I understand the conflict any of this might birth, after all because Nietzsche, too, said some awful things about women I should rightfully find little substance in the culture he promotes; however, to Nietzsche this was not a central theme, nor was it of the same resentment perpetuated in the Bible and other religious texts. This is analogous to the work of Ayn Rand. She put her faith in true capitalism which was her real area of effort, all other subsequent conclusions (i.e. sociologically without regard for her own psychology, emotionally without regard for her own history) were born from resentment and became thematic to her, institutional even. If only she left these errors alone instead of constantly incorporating them. Readers of Nietzsche today don’t take to his sexism (unless they’re seeking that out, which would make them a very specific type of scholar) because it can be resolved, rationalized even. A couple years ago, two of my friends were married in a Lutheran church (I don’t know which translation of the Bible they use though) and were required to attend counseling sessions before so the pastor could decide on whether he would marry them or not. One of the first maxims he taught them was that the man does (and always so) come first; the man’s job is the important one of the household; the man’s role is to keep the family together and without that role the family no longer exists. This type of cultural sexism predates the Bible, undoubtedly, and much like certain people, from a certain generation, one could excuse it for not knowing any better; but maybe because these teachings and this culture are so strongly persistent in the Bible they still persist in our culture today.

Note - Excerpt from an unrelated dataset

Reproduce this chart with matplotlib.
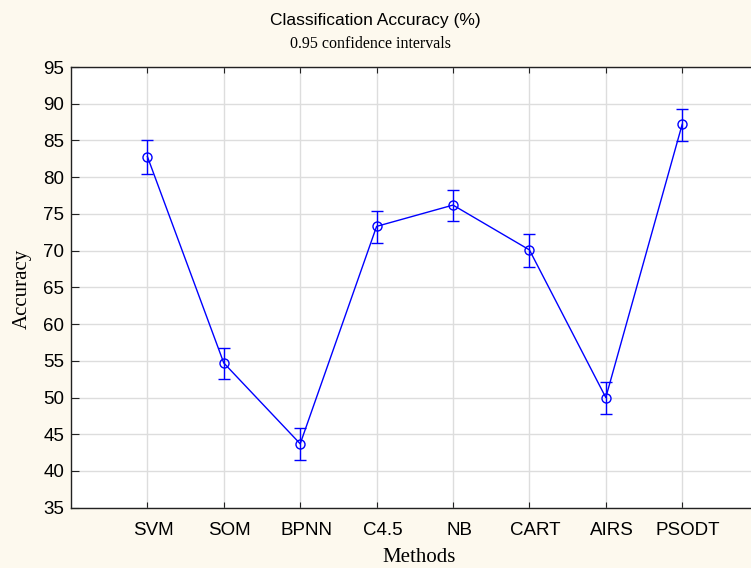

Please do not take any of this as disrespectful; I could not intend it anymore diametrically opposite than this (I do apologize for you having gotten in the crossfire of this). Perhaps you do not have all these answers or even want to begin trying to answer them, but just maybe you are also as curious as I am about them.
At my most sincerest,
P.S. – I would not want to leave you without some further reading suggestions that may act as good supplemental reading to the Bible along with the above: The Rebel by Albert Camus, Letters from the Earth by Mark Twain, Remembering Che: My life with Che Guevara by Aleida March, This is Water by David Foster Wallace, and Man’s Search for Meaning by Viktor Frankl.